Given request » In the following material, identify every line holding the string "this" and return it.

··········

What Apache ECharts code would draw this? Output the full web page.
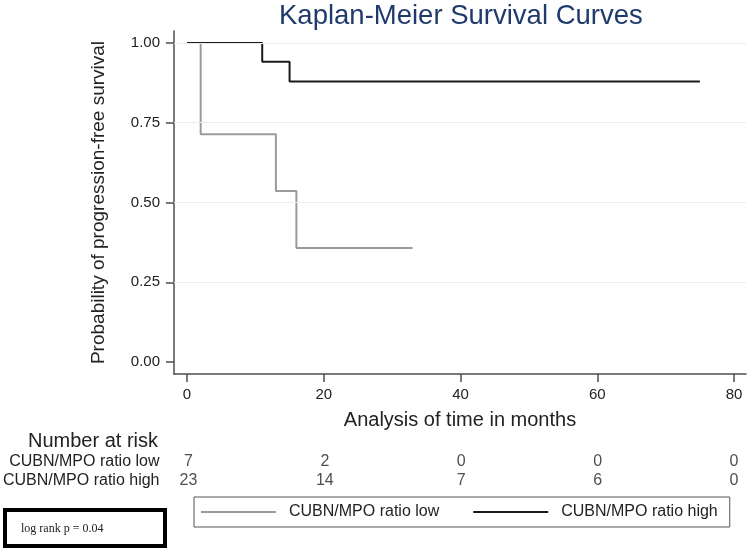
<!DOCTYPE html>
<html>
<head>
<meta charset="utf-8">
<script src="https://cdn.jsdelivr.net/npm/echarts@6/dist/echarts.min.js"></script>
<style>html,body{margin:0;padding:0;background:#fff}#c{width:749px;height:553px}</style>
</head>
<body>
<div id="c"></div>
<script>
// ---- data ----
const timeLow = [0, 2, 13, 16, 33];
const survLow = [1, 0.714, 0.536, 0.357, 0.357];
const timeHigh = [0, 11, 15, 75];
const survHigh = [1, 0.941, 0.879, 0.879];
const xTicks = [0, 20, 40, 60, 80];
const yTicks = [0, 0.25, 0.5, 0.75, 1];
const gridValues = [0.25, 0.5, 0.75, 1];
const riskTimes = [0, 20, 40, 60, 80];
const riskLow = [7, 2, 0, 0, 0];
const riskHigh = [23, 14, 7, 6, 0];
const groupLow = 'CUBN/MPO ratio low';
const groupHigh = 'CUBN/MPO ratio high';

const FONT = 'Liberation Sans, Arial, sans-serif';
const AXC = '#4d4d4d';
const X_MIN = -1.901, X_MAX = 81.75, Y_MIN = -0.0376, Y_MAX = 1.0376;

const chart = echarts.init(document.getElementById('c'), null, {renderer: 'canvas'});
const lowData = timeLow.map((t, i) => [t, survLow[i]]);
const highData = timeHigh.map((t, i) => [t, survHigh[i]]);
const riskData = [];
riskTimes.forEach((t, i) => {
  riskData.push({value: [t, 0], count: riskLow[i]});
  riskData.push({value: [t, 1], count: riskHigh[i]});
});

chart.setOption({
  animation: false,
  backgroundColor: '#fff',
  textStyle: {fontFamily: FONT},
  title: {
    text: 'Kaplan-Meier Survival Curves',
    left: 279, top: 2, padding: 0,
    textStyle: {fontFamily: FONT, fontSize: 27.5, fontWeight: 'normal', color: '#1f3a6b'}
  },
  legend: {
    data: [groupLow, groupHigh],
    left: 194, top: 497,
    padding: [7, 12, 7, 7],
    icon: 'rect',
    itemWidth: 75, itemHeight: 2, itemGap: 34,
    borderColor: '#555', borderWidth: 1,
    textStyle: {fontFamily: FONT, fontSize: 16, color: '#222', padding: [0, 0, 0, 8], lineHeight: 16}
  },
  grid: [
    {left: 174, right: 3, top: 31, bottom: 179, containLabel: false},
    {left: 174, right: 3, top: 452, height: 38, containLabel: false}
  ],
  xAxis: [
    {
      type: 'value', gridIndex: 0, min: X_MIN, max: X_MAX,
      name: 'Analysis of time in months', nameLocation: 'middle', nameGap: 36,
      nameTextStyle: {fontFamily: FONT, fontSize: 20, color: '#222'},
      axisLine: {show: true, onZero: false, lineStyle: {color: AXC, width: 1.5}},
      axisTick: {show: true, length: 8, customValues: xTicks, lineStyle: {color: AXC, width: 1.5}},
      axisLabel: {show: true, customValues: xTicks, margin: 13, fontSize: 15, color: '#222', fontFamily: FONT},
      splitLine: {show: false}
    },
    {type: 'value', gridIndex: 1, min: X_MIN, max: X_MAX, show: false}
  ],
  yAxis: [
    {
      type: 'value', gridIndex: 0, min: Y_MIN, max: Y_MAX,
      name: 'Probability of progression-free survival', nameLocation: 'middle', nameGap: 66, nameRotate: 90,
      nameTextStyle: {fontFamily: FONT, fontSize: 19, color: '#222'},
      axisLine: {show: true, onZero: false, lineStyle: {color: AXC, width: 1.5}},
      axisTick: {show: true, length: 8, customValues: yTicks, lineStyle: {color: AXC, width: 1.5}},
      axisLabel: {show: true, customValues: yTicks, margin: 14, fontSize: 15, color: '#222', fontFamily: FONT,
        formatter: v => Number(v).toFixed(2)},
      splitLine: {show: false}
    },
    {
      type: 'category', gridIndex: 1, inverse: true, data: [groupLow, groupHigh],
      axisLine: {show: false}, axisTick: {show: false},
      axisLabel: {show: true, interval: 0, margin: 16, fontSize: 16, color: '#222', fontFamily: FONT},
      splitLine: {show: false}
    }
  ],
  series: [
    {
      name: 'grid', type: 'line', xAxisIndex: 0, yAxisIndex: 0, data: [], z: 1, silent: true,
      markLine: {
        silent: true, symbol: ['none', 'none'], label: {show: false},
        lineStyle: {color: '#e4eff3', width: 1, type: 'solid'},
        emphasis: {disabled: true},
        data: gridValues.map(v => ({yAxis: v}))
      }
    },
    {
      name: groupLow, type: 'line', step: 'end', xAxisIndex: 0, yAxisIndex: 0,
      data: lowData, symbol: 'none', showSymbol: false, z: 3,
      lineStyle: {color: '#9a9a9a', width: 2}, itemStyle: {color: '#9a9a9a'}
    },
    {
      name: groupHigh, type: 'line', step: 'end', xAxisIndex: 0, yAxisIndex: 0,
      data: highData, symbol: 'none', showSymbol: false, z: 4,
      lineStyle: {color: '#1a1a1a', width: 2}, itemStyle: {color: '#1a1a1a'}
    },
    {
      name: 'risk', type: 'scatter', xAxisIndex: 1, yAxisIndex: 1,
      data: riskData, symbolSize: 1, itemStyle: {color: 'rgba(0,0,0,0)'}, silent: true,
      label: {show: true, position: 'inside', formatter: p => String(p.data.count),
        fontFamily: FONT, fontSize: 16, color: '#222'}
    }
  ],
  graphic: [
    {type: 'text', x: 158, y: 441,
      style: {text: 'Number at risk', font: '20px ' + FONT, fill: '#222', align: 'right', verticalAlign: 'middle'}},
    {type: 'rect', shape: {x: 5, y: 510, width: 160, height: 36},
      style: {fill: '#fff', stroke: '#000', lineWidth: 4}},
    {type: 'text', x: 21, y: 529,
      style: {text: 'log rank p = 0.04', font: '12px Liberation Serif, Times New Roman, serif', fill: '#222', verticalAlign: 'middle'}}
  ]
});
</script>
</body>
</html>
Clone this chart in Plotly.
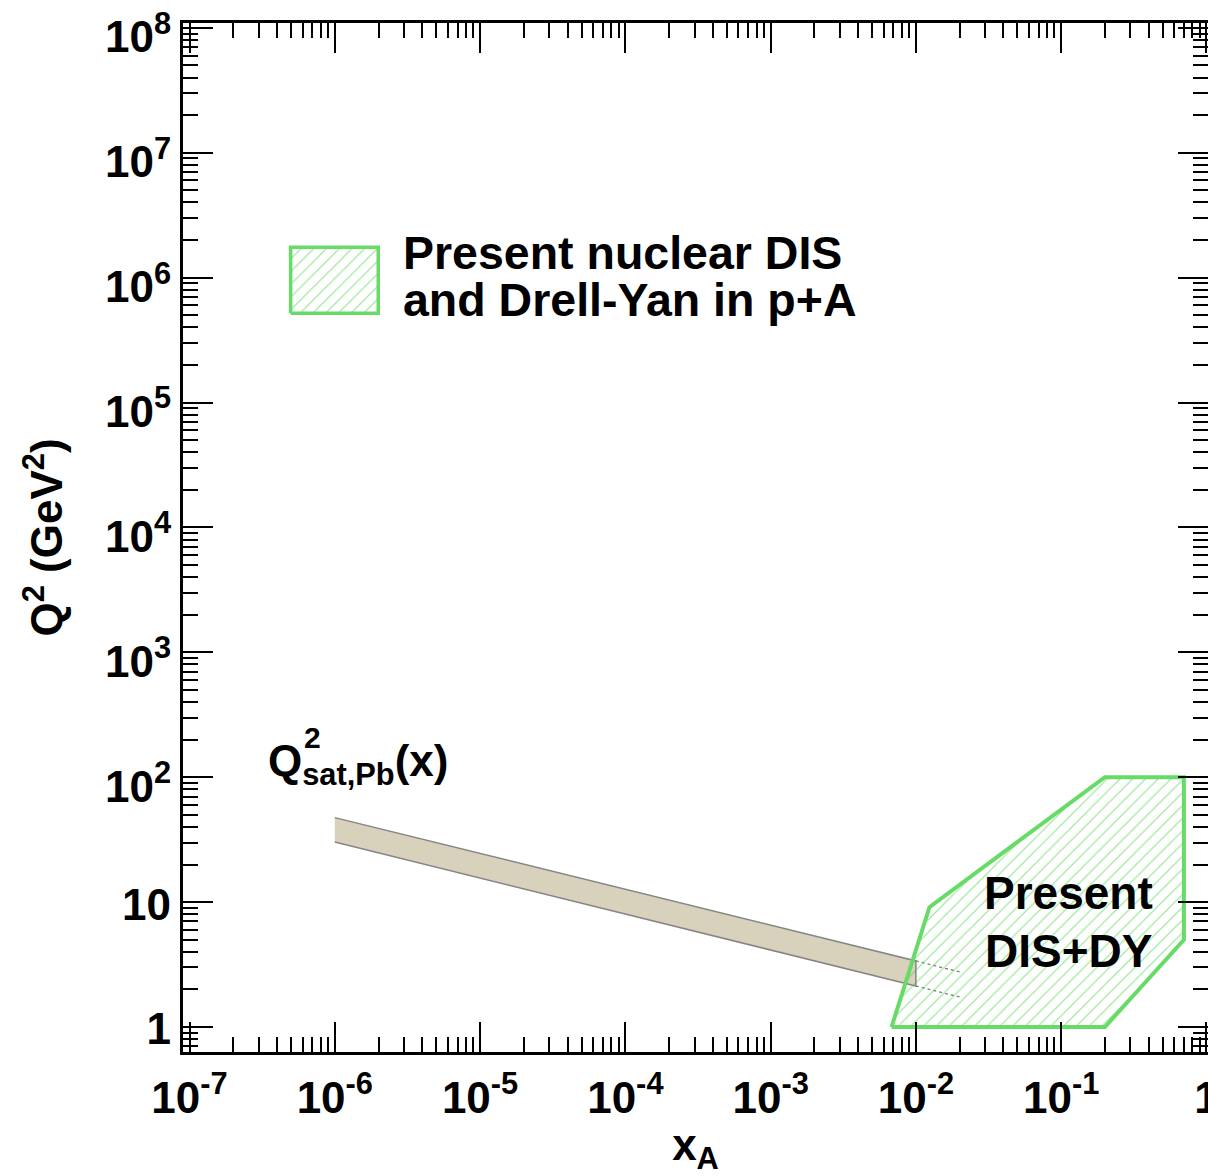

··········

Problem solution »
What Apache ECharts code would draw this? Output the full web page.
Clone this chart in Plotly.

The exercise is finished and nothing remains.